## [Material]
━━━━

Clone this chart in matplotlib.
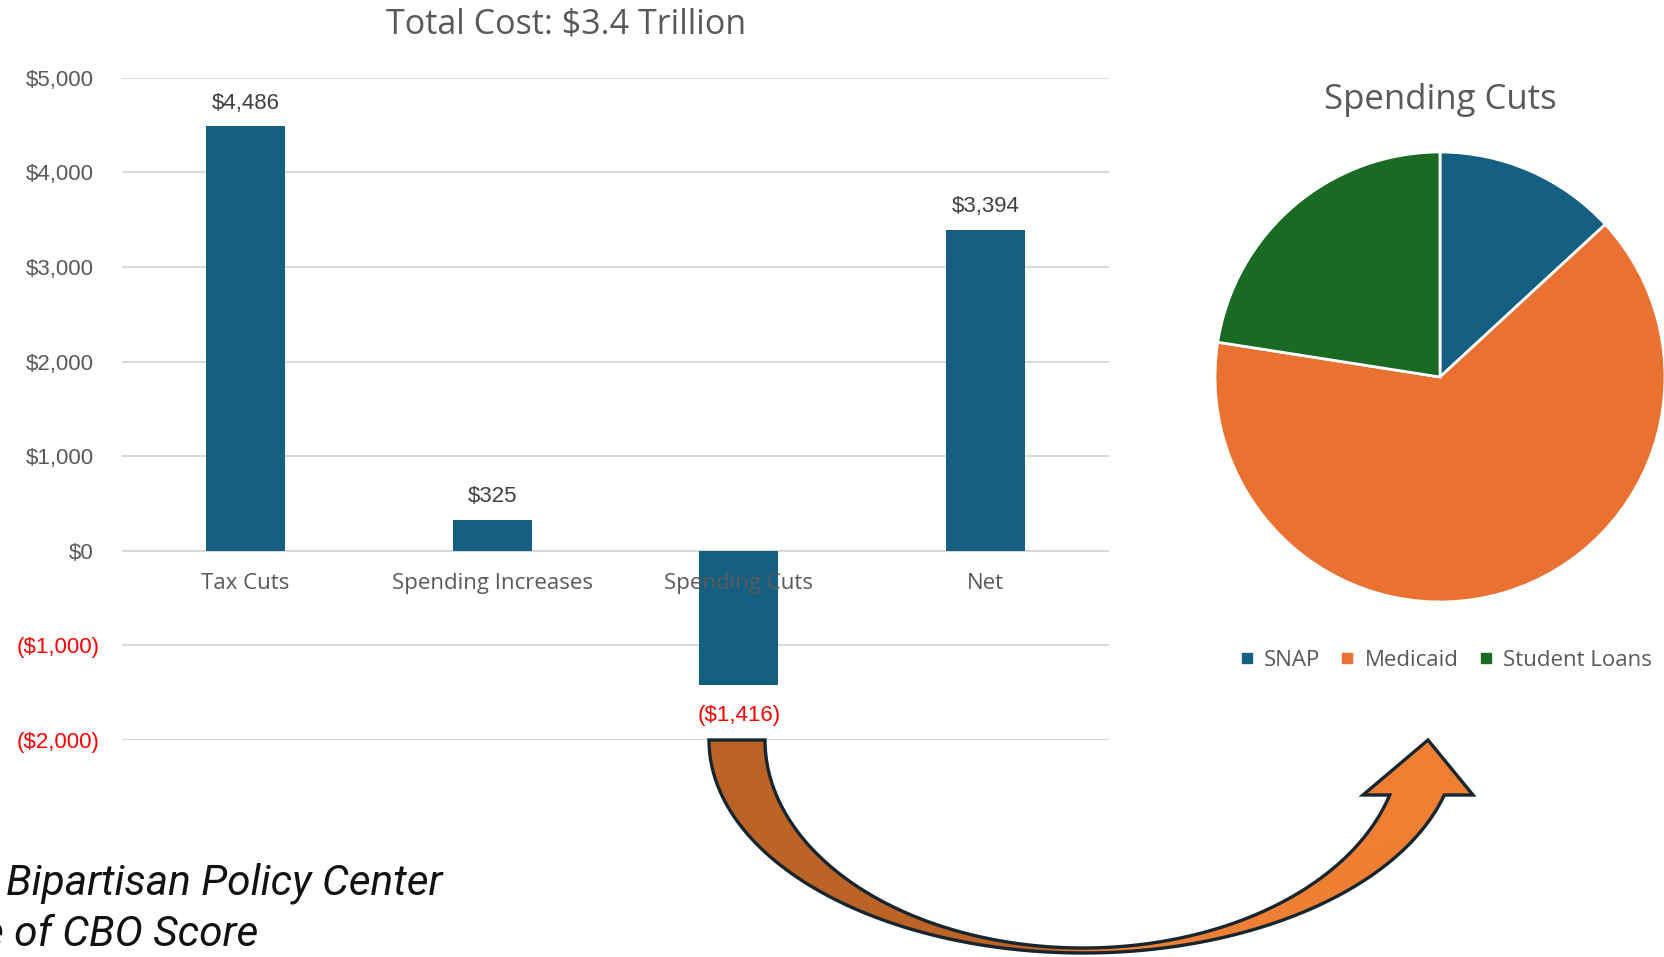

━━━━

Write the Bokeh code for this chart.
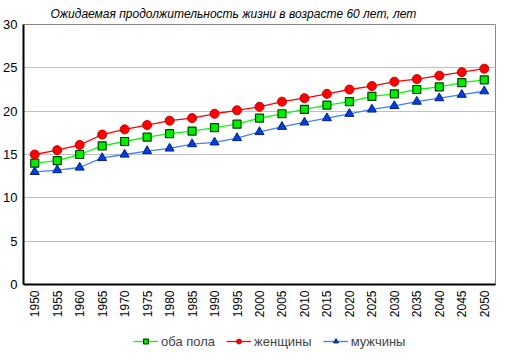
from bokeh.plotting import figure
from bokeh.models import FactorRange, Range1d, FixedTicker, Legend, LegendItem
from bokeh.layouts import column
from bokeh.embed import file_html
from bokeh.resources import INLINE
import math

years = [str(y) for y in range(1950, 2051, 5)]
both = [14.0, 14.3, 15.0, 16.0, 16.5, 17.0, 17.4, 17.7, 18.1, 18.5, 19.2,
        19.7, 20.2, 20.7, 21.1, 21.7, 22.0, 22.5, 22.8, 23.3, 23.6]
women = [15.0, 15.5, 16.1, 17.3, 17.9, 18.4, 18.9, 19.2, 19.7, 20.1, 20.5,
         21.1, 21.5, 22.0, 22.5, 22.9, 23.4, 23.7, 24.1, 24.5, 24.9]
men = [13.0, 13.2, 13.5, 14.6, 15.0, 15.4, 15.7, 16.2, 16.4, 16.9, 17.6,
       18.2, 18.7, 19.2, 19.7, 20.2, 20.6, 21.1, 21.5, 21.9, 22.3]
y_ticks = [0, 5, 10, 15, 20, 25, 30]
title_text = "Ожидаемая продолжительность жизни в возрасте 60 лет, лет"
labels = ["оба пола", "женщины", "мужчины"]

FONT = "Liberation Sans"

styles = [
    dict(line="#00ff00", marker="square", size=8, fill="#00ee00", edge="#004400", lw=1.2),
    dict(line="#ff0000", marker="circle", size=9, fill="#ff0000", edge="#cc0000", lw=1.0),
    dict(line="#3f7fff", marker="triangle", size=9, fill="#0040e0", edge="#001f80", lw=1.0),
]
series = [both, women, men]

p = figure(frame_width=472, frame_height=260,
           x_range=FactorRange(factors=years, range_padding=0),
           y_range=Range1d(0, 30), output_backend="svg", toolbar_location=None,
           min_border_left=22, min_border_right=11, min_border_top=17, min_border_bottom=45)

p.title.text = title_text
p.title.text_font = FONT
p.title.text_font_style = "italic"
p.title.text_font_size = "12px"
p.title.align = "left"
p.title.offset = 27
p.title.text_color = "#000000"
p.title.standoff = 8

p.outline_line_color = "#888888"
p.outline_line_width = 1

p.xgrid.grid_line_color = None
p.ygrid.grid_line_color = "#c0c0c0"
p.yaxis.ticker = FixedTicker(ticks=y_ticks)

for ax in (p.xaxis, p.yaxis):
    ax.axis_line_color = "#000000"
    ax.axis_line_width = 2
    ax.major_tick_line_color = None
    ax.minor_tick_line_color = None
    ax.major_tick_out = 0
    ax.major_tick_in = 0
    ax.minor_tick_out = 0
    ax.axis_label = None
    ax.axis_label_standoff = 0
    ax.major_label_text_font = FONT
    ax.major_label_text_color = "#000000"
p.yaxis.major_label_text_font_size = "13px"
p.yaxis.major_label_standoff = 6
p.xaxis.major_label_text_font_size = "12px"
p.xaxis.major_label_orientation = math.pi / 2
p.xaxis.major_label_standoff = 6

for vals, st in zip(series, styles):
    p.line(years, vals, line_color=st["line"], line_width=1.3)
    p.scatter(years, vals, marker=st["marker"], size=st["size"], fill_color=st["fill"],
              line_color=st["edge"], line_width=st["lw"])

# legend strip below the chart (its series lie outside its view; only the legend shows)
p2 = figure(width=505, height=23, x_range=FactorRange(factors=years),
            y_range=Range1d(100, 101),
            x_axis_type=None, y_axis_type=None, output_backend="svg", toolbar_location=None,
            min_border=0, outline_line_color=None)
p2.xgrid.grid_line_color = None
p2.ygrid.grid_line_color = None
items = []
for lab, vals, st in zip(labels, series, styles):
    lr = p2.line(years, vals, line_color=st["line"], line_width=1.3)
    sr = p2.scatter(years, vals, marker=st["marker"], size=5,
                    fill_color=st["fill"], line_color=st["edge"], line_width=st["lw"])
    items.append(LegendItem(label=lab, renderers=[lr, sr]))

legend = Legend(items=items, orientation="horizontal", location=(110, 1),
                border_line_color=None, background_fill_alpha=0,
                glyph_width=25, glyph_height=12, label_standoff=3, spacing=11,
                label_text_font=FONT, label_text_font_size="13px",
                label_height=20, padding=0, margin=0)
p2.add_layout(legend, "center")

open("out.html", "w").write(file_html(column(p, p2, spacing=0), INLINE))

━━━━

## [Given request]
Taking the entries above, extract every line from the one bearing "Write the Bokeh code for this chart." through the one bearing "import math", exactly, with no pictures.

## [Response to this exercise]
Write the Bokeh code for this chart.
from bokeh.plotting import figure
from bokeh.models import FactorRange, Range1d, FixedTicker, Legend, LegendItem
from bokeh.layouts import column
from bokeh.embed import file_html
from bokeh.resources import INLINE
import math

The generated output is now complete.